Vor drei Wochen noch hatte Bayerns Trainer Alexander Straus nach dem 1:0 gemahnt, sein Team habe einiges zu lernen von Wolfsburgs "Kultur des Gewinnens". Am Samstag sah sich der Norweger bestätigt. "Das ist ein Schock. Ich habe das nicht erwartet", gestand Straus. Er wirkte fassungslos, als auch er erst nach längerer Zeit aus der Kabine kam, um einzuordnen, was auf dem Rasen passiert war. "Wir fallen die letzte halbe Stunde auseinander, das sagt etwas über die Haltung und Kultur aus, da geht es nicht um Taktik. Wir müssen die Blutung stoppen und tun es nicht", sagte der 47-Jährige. "Das tut weh, wenn du merkst, du verlierst die Kontrolle." Eine Erklärung dafür habe er nicht. Aber das Auftreten sei doch auch eine Frage von Stolz: "Wir spielen für Bayern München, wir stehen doch für etwas!
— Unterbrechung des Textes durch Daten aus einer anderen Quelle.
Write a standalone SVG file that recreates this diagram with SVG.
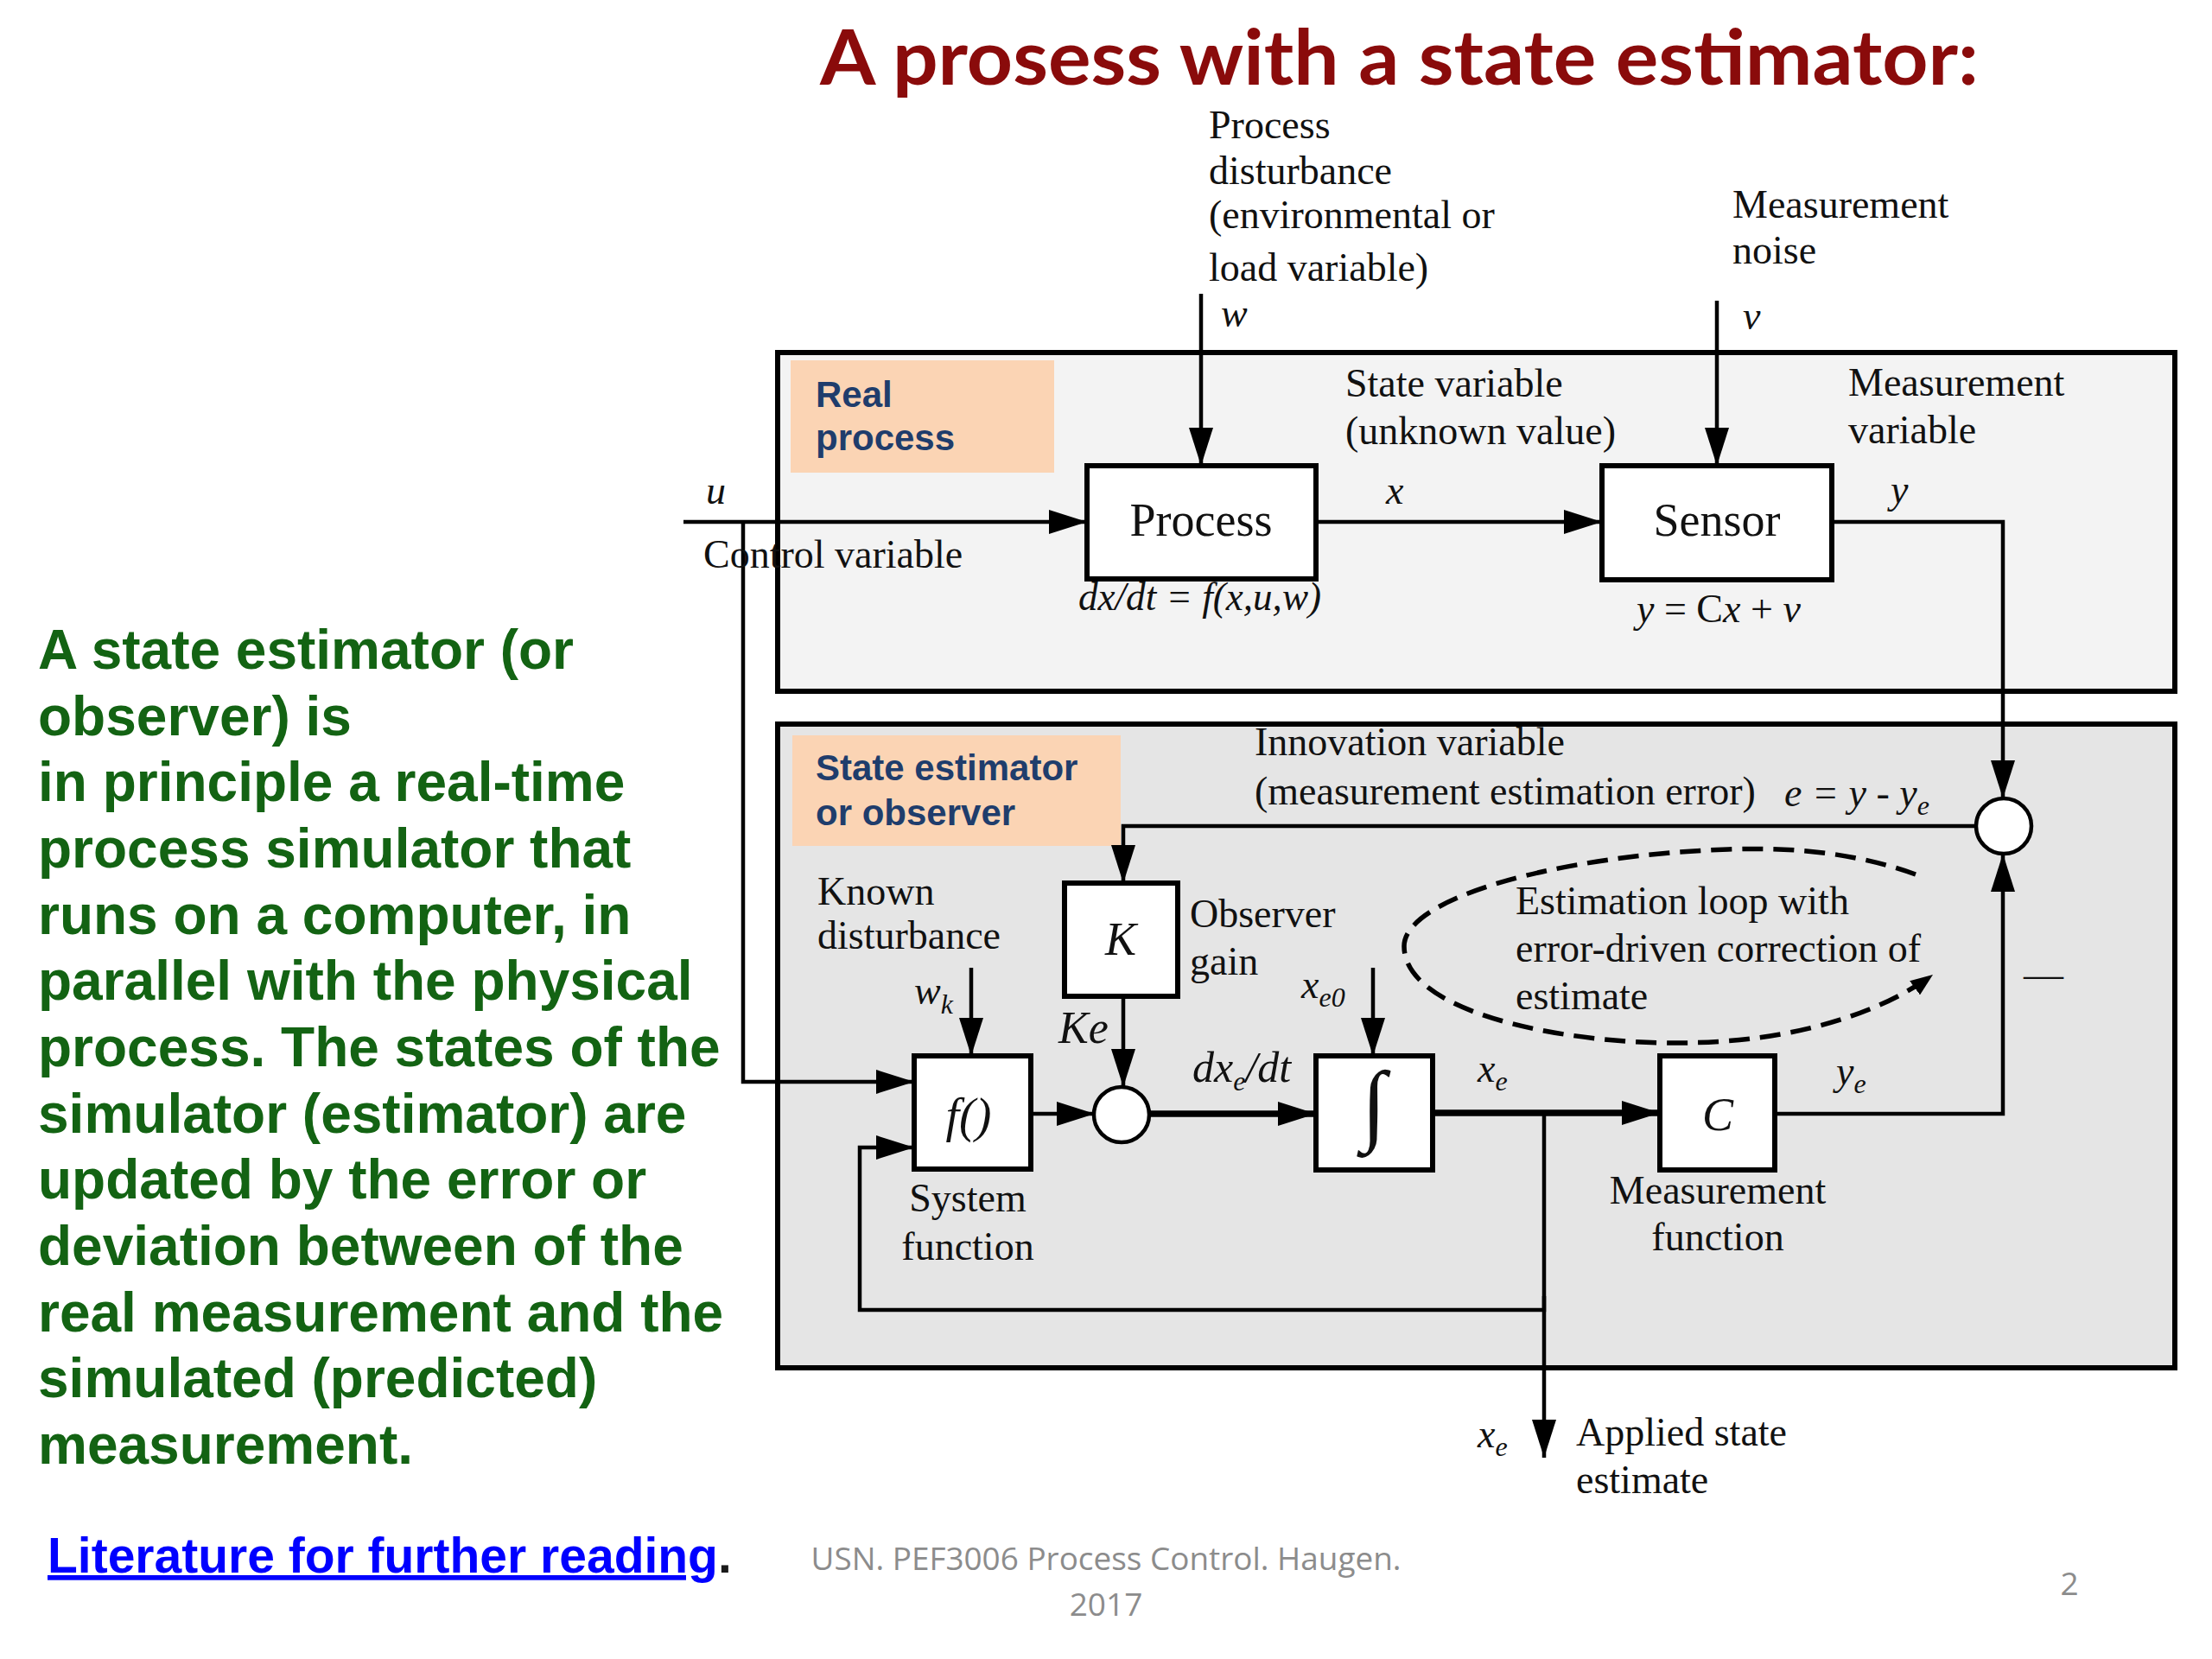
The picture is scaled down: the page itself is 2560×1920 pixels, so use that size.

Das kann nicht noch mal passieren!"

Mag von manchen angesichts der zwischenzeitlichen 14 Bayern-Siege in Serie vor nicht allzu langer Zeit erneut der sogenannte Machtwechsel im deutschen Frauenfußball gewittert worden sein, so ist dieser nun bis auf Weiteres verschoben. Für die Münchnerinnen ist nach dem Champions-League-Aus die nächste Titelchance verpufft. In der Bundesliga immerhin könnte es klappen, fünf Spieltage stehen noch aus. Dass dieses Pokalhalbfinale sich auch auf die Liga auswirkt, ist jedoch nicht ausgeschlossen. "Wir sind wieder die Jäger, wir müssen unsere Hausaufgaben machen", sagte Wolfsburgs Svenja Huth. "Aber jeder Sieg setzt die Bayern auch unter Druck. Wenn sie straucheln, wollen wir da sein." Noch aber führt der FC Bayern hier - mit einem Punkt.